First between Himself and us as He extends His hand, choosing to love us even as we were enemies of Him, hating His ways and walking in our own, clinging stubbornly, arrogantly, to our ways.
“But God proves his own love for us in that while we were still sinners, Christ died for us.” (Romans 5:8)
In fact, we, in our sinful states, are so blinded to how wonderfully abundant and free it is to live for Jesus, that we cling, ridiculously and dangerously, to our sin, insisting we know better than the Father. Better than Our Father, who reaches out in love to save us from ourselves.
“We love because He first loved us.” (1 John 4:19)
Access.
Accessibility that we have never once deserved, no matter how many times we’ve gone to church, how many tax refunds we’ve racked up in donations, how many handfuls of bills we’ve passed to the homeless man on the corner, or how many times we’ve said yes to sacrificing something we didn’t really want to.
None of that matters and none of it gets us access to the Holy One.
Because all of it is filthy rags. Every last scrap of it.

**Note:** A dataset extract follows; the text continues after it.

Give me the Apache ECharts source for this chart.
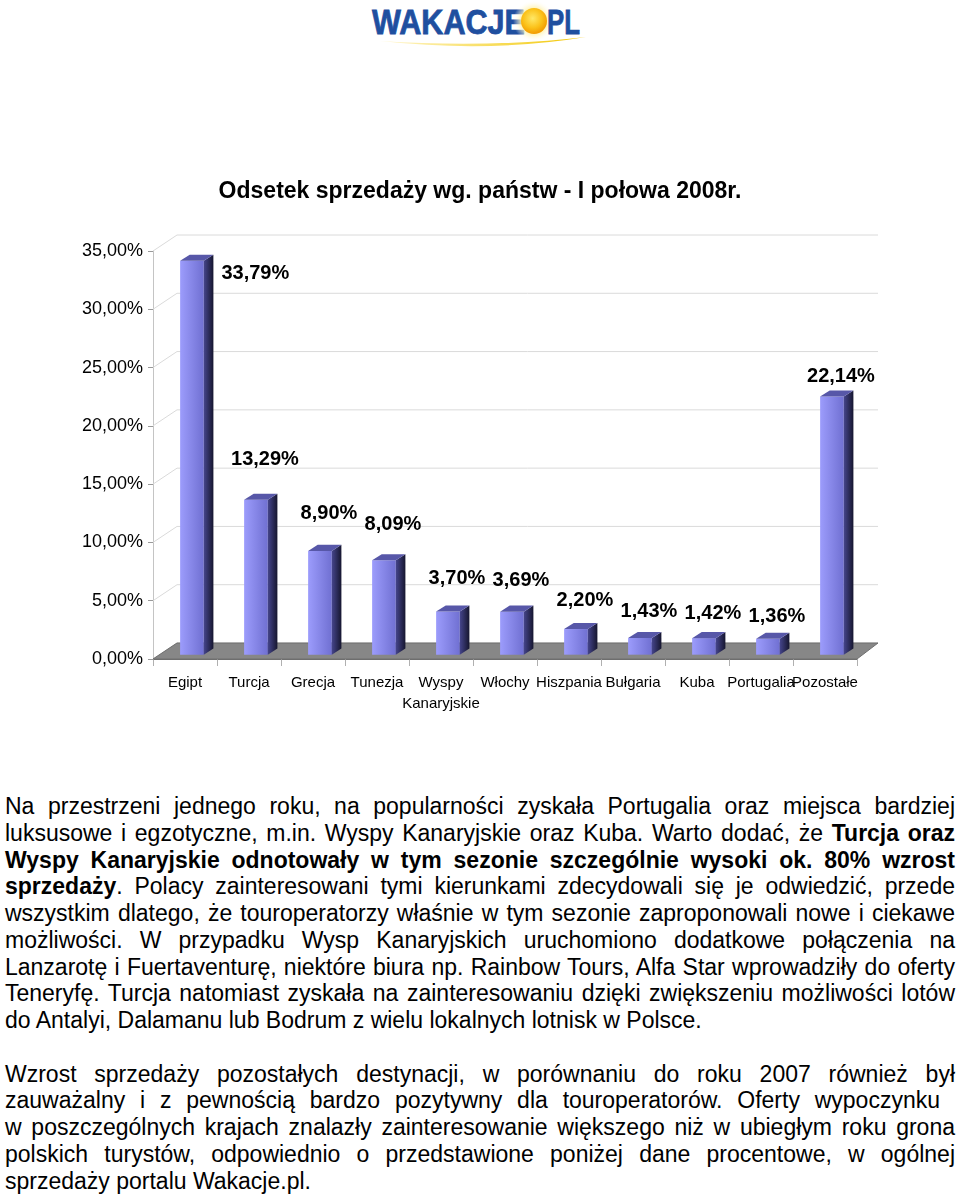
<!DOCTYPE html>
<html>
<head>
<meta charset="utf-8">
<title>Odsetek sprzedaży wg. państw</title>
<script src="https://cdn.jsdelivr.net/npm/echarts/dist/echarts.min.js"></script>
<style>
    body { margin:0; background:#fff; font-family:"Liberation Sans", Arial, sans-serif; }
    #logo { position:absolute; left:360px; top:0px; }
    #chartMain { position:absolute; left:0; top:0; width:960px; height:760px; }
    #opis { position:absolute; left:5px; top:793px; width:950px; font-size:23px; color:#000; }
    #opis .l { height:26.75px; line-height:26.75px; white-space:nowrap; text-align:justify; text-align-last:justify; }
    #opis .k { text-align:left; text-align-last:left; }
    #opis .gap { height:26.75px; }
</style>
</head>
<body>
<svg id="logo" width="240" height="56" viewBox="0 0 240 56">
    <defs>
        <radialGradient id="sun" cx="0.45" cy="0.4" r="0.6">
            <stop offset="0" stop-color="#ffe866"/>
            <stop offset="0.6" stop-color="#fbc21a"/>
            <stop offset="1" stop-color="#f29a00"/>
        </radialGradient>
        <radialGradient id="glow" cx="0.5" cy="0.5" r="0.5">
            <stop offset="0.55" stop-color="#fff0a0"/>
            <stop offset="1" stop-color="#ffffff" stop-opacity="0"/>
        </radialGradient>
        <linearGradient id="swoosh" x1="0" y1="0" x2="1" y2="0">
            <stop offset="0" stop-color="#fff6cc"/>
            <stop offset="0.7" stop-color="#f6d640"/>
            <stop offset="1" stop-color="#f2c400"/>
        </linearGradient>
    </defs>
    <text x="12" y="34" font-family="Liberation Sans" font-weight="bold" font-size="35" fill="#1f4f9f" stroke="#1f4f9f" stroke-width="0.8" textLength="153" lengthAdjust="spacingAndGlyphs">WAKACJE</text>
    <circle cx="174" cy="21" r="21" fill="url(#glow)"/>
    <circle cx="174" cy="21" r="13" fill="url(#sun)"/>
    <text x="187" y="34" font-family="Liberation Sans" font-weight="bold" font-size="35" fill="#1f4f9f" stroke="#1f4f9f" stroke-width="0.8" textLength="33" lengthAdjust="spacingAndGlyphs">PL</text>
    <path d="M 20 41 Q 130 53 226 37 Q 130 48 20 41 Z" fill="url(#swoosh)"/>
</svg>

<div id="chartMain"></div>

<div id="opis">
    <div class="l">Na przestrzeni jednego roku, na popularności zyskała Portugalia oraz miejsca bardziej</div>
    <div class="l">luksusowe i egzotyczne, m.in. Wyspy Kanaryjskie oraz Kuba. Warto dodać, że <b>Turcja oraz</b></div>
    <div class="l"><b>Wyspy Kanaryjskie odnotowały w tym sezonie szczególnie wysoki ok. 80% wzrost</b></div>
    <div class="l"><b>sprzedaży</b>. Polacy zainteresowani tymi kierunkami zdecydowali się je odwiedzić, przede</div>
    <div class="l">wszystkim dlatego, że touroperatorzy właśnie w tym sezonie zaproponowali nowe i ciekawe</div>
    <div class="l">możliwości. W przypadku Wysp Kanaryjskich uruchomiono dodatkowe połączenia na</div>
    <div class="l">Lanzarotę i Fuertaventurę, niektóre biura np. Rainbow Tours, Alfa Star wprowadziły do oferty</div>
    <div class="l">Teneryfę. Turcja natomiast zyskała na zainteresowaniu dzięki zwiększeniu możliwości lotów</div>
    <div class="l k">do Antalyi, Dalamanu lub Bodrum z wielu lokalnych lotnisk w Polsce.</div>
    <div class="gap"></div>
    <div class="l">Wzrost sprzedaży pozostałych destynacji, w porównaniu do roku 2007 również był</div>
    <div class="l" style="width:935px">zauważalny i z pewnością bardzo pozytywny dla touroperatorów. Oferty wypoczynku</div>
    <div class="l">w poszczególnych krajach znalazły zainteresowanie większego niż w ubiegłym roku grona</div>
    <div class="l">polskich turystów, odpowiednio o przedstawione poniżej dane procentowe, w ogólnej</div>
    <div class="l k">sprzedaży portalu Wakacje.pl.</div>
</div>

<script>
// dane z wykresu
var countries = ['Egipt', 'Turcja', 'Grecja', 'Tunezja', 'Wyspy\nKanaryjskie', 'Włochy',
                 'Hiszpania', 'Bułgaria', 'Kuba', 'Portugalia', 'Pozostałe'];
var shares = [33.79, 13.29, 8.90, 8.09, 3.70, 3.69, 2.20, 1.43, 1.42, 1.36, 22.14];
var yTicks = [0, 5, 10, 15, 20, 25, 30, 35];

var FONT = '"Liberation Sans", Arial, sans-serif';
// przesuniecie "glebokosci" wykresu 3D
var DX = 24, DY = -16;

function pct(v){
    return v.toFixed(2).replace('.', ',') + '%';
}

function renderGrid(params, api){
    var cs = params.coordSys;
    var y = api.coord([0, api.value(1)])[1];
    return {
        type: 'polyline',
        shape: { points: [[cs.x, y], [cs.x + DX, y + DY], [cs.x + cs.width + DX - 3, y + DY]] },
        style: { stroke: '#dadada', lineWidth: 1, fill: null }
    };
}

function renderFloor(params, api){
    var cs = params.coordSys;
    var y = api.coord([0, 0])[1];
    var x0 = cs.x, x1 = cs.x + cs.width;
    return {
        type: 'polygon',
        shape: { points: [[x0, y], [x0 + DX, y + DY], [x1 + DX - 3, y + DY], [x1, y]] },
        style: { fill: '#878787', stroke: '#6e6e6e', lineWidth: 1 }
    };
}

function renderBar(params, api){
    var idx = api.value(0), val = api.value(1);
    var top = api.coord([idx, val]);
    var base = api.coord([idx, 0]);
    var bw = api.size([1, 0])[0];
    var fw = bw * 0.37;
    var cx = base[0] + DX * 0.29;
    var x0 = cx - fw / 2, x1 = cx + fw / 2;
    var yB = base[1] + DY * 0.27, yT = top[1] + DY * 0.27;
    var sdx = DX * 0.4, sdy = DY * 0.38;

    // polozenie etykiety
    var lx = cx + 9, ly = yT - (42 - 2.2 * idx), al = 'center';
    if(ly - 12 < params.coordSys.y){
        lx = x1 + sdx + 8;
        ly = yT + 13;
        al = 'left';
    }
    return {
        type: 'group',
        children: [{
            type: 'rect',
            shape: { x: x0, y: yT, width: fw, height: yB - yT },
            style: { fill: new echarts.graphic.LinearGradient(0, 0, 1, 0, [
                { offset: 0, color: '#9c9cfc' }, { offset: 1, color: '#7070d2' }]) }
        }, {
            type: 'polygon',
            shape: { points: [[x1, yT], [x1 + sdx, yT + sdy], [x1 + sdx, yB + sdy], [x1, yB]] },
            style: { fill: new echarts.graphic.LinearGradient(0, 0, 1, 0, [
                { offset: 0, color: '#45458c' }, { offset: 1, color: '#16162f' }]) }
        }, {
            type: 'polygon',
            shape: { points: [[x0, yT], [x1, yT], [x1 + sdx, yT + sdy], [x0 + sdx, yT + sdy]] },
            style: { fill: '#5757a8' }
        }, {
            type: 'text',
            style: {
                text: pct(val), x: lx, y: ly,
                align: al, verticalAlign: 'middle',
                font: 'bold 20px ' + FONT, fill: '#000'
            }
        }]
    };
}

var movieChart = echarts.init(document.getElementById('chartMain'));
movieChart.setOption({
    animation: false,
    title: {
        text: 'Odsetek sprzedaży wg. państw - I połowa 2008r.',
        left: 'center', top: 175,
        textStyle: { fontFamily: FONT, fontSize: 23, fontWeight: 'bold', color: '#000' }
    },
    grid: { left: 153, right: 103, top: 251, bottom: 101 },
    xAxis: {
        type: 'category',
        data: countries,
        axisLine: { lineStyle: { color: '#6e6e6e' } },
        axisTick: { show: true, length: 7, lineStyle: { color: '#b0b0b0' } },
        axisLabel: { interval: 0, hideOverlap: false, margin: 13, fontFamily: FONT, fontSize: 15,
                     color: '#000', lineHeight: 21 }
    },
    yAxis: {
        type: 'value',
        min: yTicks[0], max: yTicks[yTicks.length - 1], interval: yTicks[1] - yTicks[0],
        axisLine: { show: true, lineStyle: { color: '#c4c4c4' } },
        axisTick: { show: true, length: 5, lineStyle: { color: '#999' } },
        splitLine: { show: false },
        axisLabel: { margin: 10, fontFamily: FONT, fontSize: 18, color: '#000',
                     formatter: function(v){ return pct(v); } }
    },
    series: [{
        type: 'custom', z: 1, silent: true,
        renderItem: renderGrid,
        data: yTicks.map(function(v){ return [0, v]; })
    }, {
        type: 'custom', z: 2, silent: true,
        renderItem: renderFloor,
        data: [[0, 0]]
    }, {
        type: 'custom', z: 3,
        renderItem: renderBar,
        encode: { x: 0, y: 1 },
        data: shares.map(function(v, i){ return [i, v]; })
    }]
});
</script>
</body>
</html>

The Bible says we are just too broken to be good in the eyes of a righteous God.
A God we have no business having access to.
“ALL our righteous acts are like a polluted garment;
all of us wither like a leaf,
and our iniquities carry us away like the wind.” (Isaiah 64:6)
We are literally swept away like dry grass because of our sin.
BUT, Our Father graciously grants, out of His majestic love, total access.
Access to His riches by being co-heirs with Christ Himself. (Romans 8:17)
Access to an inheritance that will never fade. (1 Peter 1:4)
Access to His throne-room. (Hebrews 4:16)
Access to call Him “Our Father”.
“But to all who did receive Him, He gave them the right to be children of God, to those who believe in His name.” (John 1:12)
Relationship.
A relationship with zero chance of failure.
Regardless of the state of our earthly fathers, whether physically or emotionally absent, or wonderfully invested, we can fully rely on the consistency and adoration of our Heavenly Father.
Our God has no shortcomings.
He will forever protect. (Psalm 18:2)
Always guard. (1 Peter 1:5)
Never abandon. (Psalm 138:8)
Never shame. (Romans 8:1)
He is our perfect Father.
If we make Him ours by relying on His sacrificial death on our behalf,
as He took the punishment for our sin,
we are given the right to become His children; the right to call Him ours.
Here, in this precious relationship,
we find intimacy, depth, and sweetness in being fully known and fully loved.
How great is it that Yahweh Himself is ours?
“Who art in heaven” clearly reminds us, separation exists between us and God.
He is perfect and we are imperfect.
He is holy and we are not.
But Jesus Christ fills that gap by offering Himself in our place.
Taking on our sin and its consequences,
and giving us His Own Righteousness in exchange for our shame.
He becomes OURS!
Our.
One bold word.
One grand invitation.
Our Father, who art in Heaven.
It’s not just the introduction of an old prayer we recite to be spiritual, it’s an invitation from the King of Kings to be in intimate relationship with Him where we have access to a shared relationship between Him and us as our Father.
Won’t you come in, know Him, and pray?